**MATERIAL:**
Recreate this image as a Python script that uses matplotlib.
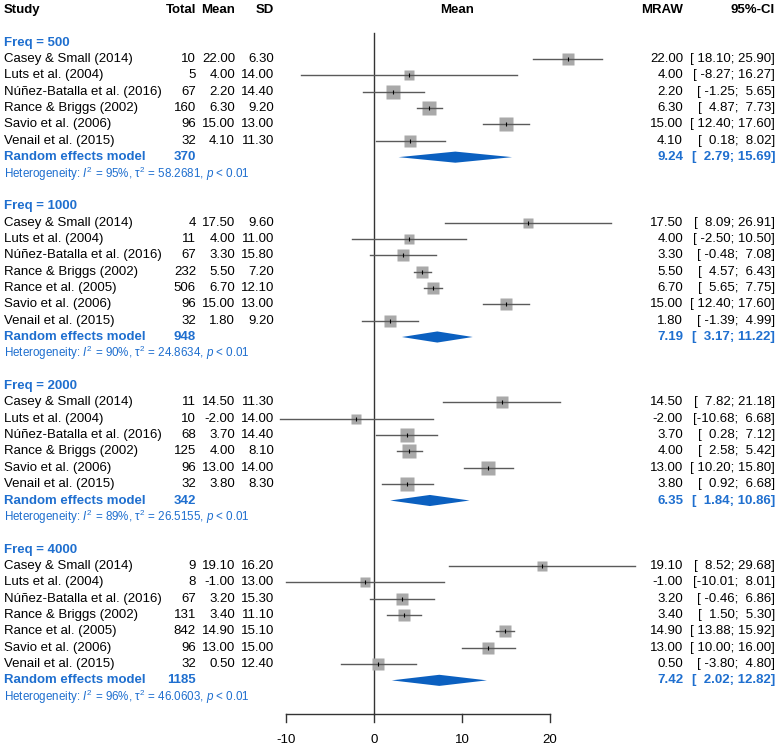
import numpy as np
import matplotlib
matplotlib.use("Agg")
import matplotlib.pyplot as plt
import matplotlib.transforms as mtransforms
from matplotlib.patches import Polygon

plt.rcParams['font.family'] = ['Liberation Sans', 'DejaVu Sans']
plt.rcParams['mathtext.fontset'] = 'custom'
plt.rcParams['mathtext.rm'] = 'Liberation Sans'
plt.rcParams['mathtext.it'] = 'Liberation Sans:italic'
plt.rcParams['mathtext.bf'] = 'Liberation Sans:bold'

# ---- data ----
FREQS = [500, 1000, 2000, 4000]

STUDIES = [
    ['Casey & Small (2014)', 'Luts et al. (2004)', 'Núñez-Batalla et al. (2016)',
     'Rance & Briggs (2002)', 'Savio et al. (2006)', 'Venail et al. (2015)'],
    ['Casey & Small (2014)', 'Luts et al. (2004)', 'Núñez-Batalla et al. (2016)',
     'Rance & Briggs (2002)', 'Rance et al. (2005)', 'Savio et al. (2006)', 'Venail et al. (2015)'],
    ['Casey & Small (2014)', 'Luts et al. (2004)', 'Núñez-Batalla et al. (2016)',
     'Rance & Briggs (2002)', 'Savio et al. (2006)', 'Venail et al. (2015)'],
    ['Casey & Small (2014)', 'Luts et al. (2004)', 'Núñez-Batalla et al. (2016)',
     'Rance & Briggs (2002)', 'Rance et al. (2005)', 'Savio et al. (2006)', 'Venail et al. (2015)'],
]
TOTALS = [
    [10, 5, 67, 160, 96, 32],
    [4, 11, 67, 232, 506, 96, 32],
    [11, 10, 68, 125, 96, 32],
    [9, 8, 67, 131, 842, 96, 32],
]
MEANS = [
    [22.00, 4.00, 2.20, 6.30, 15.00, 4.10],
    [17.50, 4.00, 3.30, 5.50, 6.70, 15.00, 1.80],
    [14.50, -2.00, 3.70, 4.00, 13.00, 3.80],
    [19.10, -1.00, 3.20, 3.40, 14.90, 13.00, 0.50],
]
SDS = [
    [6.30, 14.00, 14.40, 9.20, 13.00, 11.30],
    [9.60, 11.00, 15.80, 7.20, 12.10, 13.00, 9.20],
    [11.30, 14.00, 14.40, 8.10, 14.00, 8.30],
    [16.20, 13.00, 15.30, 11.10, 15.10, 15.00, 12.40],
]
LOWER = [
    [18.10, -8.27, -1.25, 4.87, 12.40, 0.18],
    [8.09, -2.50, -0.48, 4.57, 5.65, 12.40, -1.39],
    [7.82, -10.68, 0.28, 2.58, 10.20, 0.92],
    [8.52, -10.01, -0.46, 1.50, 13.88, 10.00, -3.80],
]
UPPER = [
    [25.90, 16.27, 5.65, 7.73, 17.60, 8.02],
    [26.91, 10.50, 7.08, 6.43, 7.75, 17.60, 4.99],
    [21.18, 6.68, 7.12, 5.42, 15.80, 6.68],
    [29.68, 8.01, 6.86, 5.30, 15.92, 16.00, 4.80],
]
RE_TOTAL = [370, 948, 342, 1185]
RE_EST = [9.24, 7.19, 6.35, 7.42]
RE_LOW = [2.79, 3.17, 1.84, 2.02]
RE_UPP = [15.69, 11.22, 10.86, 12.82]
I2 = [95, 90, 89, 96]
TAU2 = [58.2681, 24.8634, 26.5155, 46.0603]

XTICKS = [-10, 0, 10, 20]

# ---- layout ----
W, H = 778, 746
ZERO_PX, PX_PER_UNIT = 374, 8.8
TOP_PX, ROW_PX = 10, 16.35
BLUE_TXT = '#1f6fcf'
BLUE_DIA = '#0b60c0'
FS = 9.5

fig = plt.figure(figsize=(W / 100, H / 100), dpi=100)
ax = fig.add_axes([0, 0, 1, 1])
ax.set_xlim(-ZERO_PX / PX_PER_UNIT, (W - ZERO_PX) / PX_PER_UNIT)
ax.set_ylim((H - TOP_PX) / ROW_PX, -TOP_PX / ROW_PX)
ax.axis('off')

col = mtransforms.blended_transform_factory(ax.transAxes, ax.transData)


def px(x):
    return x / W


def txt(x, y, s, ha='left', **kw):
    kw.setdefault('fontsize', FS)
    ax.text(px(x), y, s, ha=ha, va='center', transform=col, **kw)


# header
txt(4, 0, 'Study', fontweight='bold')
txt(196, 0, 'Total', ha='right', fontweight='bold')
txt(235, 0, 'Mean', ha='right', fontweight='bold')
txt(274, 0, 'SD', ha='right', fontweight='bold')
txt(457, 0, 'Mean', ha='center', fontweight='bold')
txt(683, 0, 'MRAW', ha='right', fontweight='bold')
txt(775, 0, '95%-CI', ha='right', fontweight='bold')


def ci_str(lo, hi):
    return f'[{lo:6.2f};{hi:6.2f}]'


row = 2
for g, freq in enumerate(FREQS):
    txt(4, row, f'Freq = {freq}', fontweight='bold', color=BLUE_TXT)
    lo = np.array(LOWER[g])
    hi = np.array(UPPER[g])
    se = (hi - lo) / (2 * 1.96)
    w = 1 / (se ** 2 + TAU2[g])
    pct = w / w.sum()
    for i, name in enumerate(STUDIES[g]):
        y = row + 1 + i
        m = MEANS[g][i]
        txt(4, y, name)
        txt(196, y, f'{TOTALS[g][i]}', ha='right')
        txt(235, y, f'{m:.2f}', ha='right')
        txt(274, y, f'{SDS[g][i]:.2f}', ha='right')
        txt(683, y, f'{m:.2f}', ha='right')
        txt(775, y, ci_str(LOWER[g][i], UPPER[g][i]), ha='right')
        side_px = 31 * np.sqrt(pct[i])
        ax.plot(m, y, marker='s', ms=side_px * 0.72, color='#a9a9a9',
                mec='none', zorder=2)
        ax.plot([LOWER[g][i], UPPER[g][i]], [y, y], color='#5a5a5a', lw=1.0, zorder=3)
        ax.plot(m, y, marker='|', ms=3.5, color='black', mew=0.8, zorder=4)
    y = row + len(STUDIES[g]) + 1
    txt(4, y, 'Random effects model', fontweight='bold', color=BLUE_TXT)
    txt(196, y, f'{RE_TOTAL[g]}', ha='right', fontweight='bold', color=BLUE_TXT)
    txt(683, y, f'{RE_EST[g]:.2f}', ha='right', fontweight='bold', color=BLUE_TXT)
    txt(775, y, ci_str(RE_LOW[g], RE_UPP[g]), ha='right', fontweight='bold', color=BLUE_TXT)
    h = 0.34
    ax.add_patch(Polygon([(RE_LOW[g], y), (RE_EST[g], y - h), (RE_UPP[g], y),
                          (RE_EST[g], y + h)], closed=True, color=BLUE_DIA, lw=0, zorder=3))
    txt(4, y + 1, rf'Heterogeneity: $I^2$ = {I2[g]}%, $\mathrm{{\tau}}^2$ = {TAU2[g]:.4f}, $p$ < 0.01',
        fontsize=8.4, color=BLUE_TXT)
    row += len(STUDIES[g]) + 4

# reference line and x axis
y_axis = (714 - TOP_PX) / ROW_PX
y_top = (33 - TOP_PX) / ROW_PX
tick_len = 8 / ROW_PX
ax.plot([0, 0], [y_top, y_axis], color='#333333', lw=1.0, zorder=1)
ax.plot([XTICKS[0], XTICKS[-1]], [y_axis, y_axis], color='#333333', lw=1.0)
for t in XTICKS:
    ax.plot([t, t], [y_axis, y_axis + tick_len], color='#333333', lw=1.0)
    ax.text(t, y_axis + 26 / ROW_PX, f'{t}', ha='center', va='center', fontsize=FS)

fig.savefig('out.png', dpi=100)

**EXERCISE TASK:** Find "matplotlib". Copy every line it occurs in.

**ANSWER FOR THIS EXERCISE:**
Recreate this image as a Python script that uses matplotlib.
import matplotlib
matplotlib.use("Agg")
import matplotlib.pyplot as plt
import matplotlib.transforms as mtransforms
from matplotlib.patches import Polygon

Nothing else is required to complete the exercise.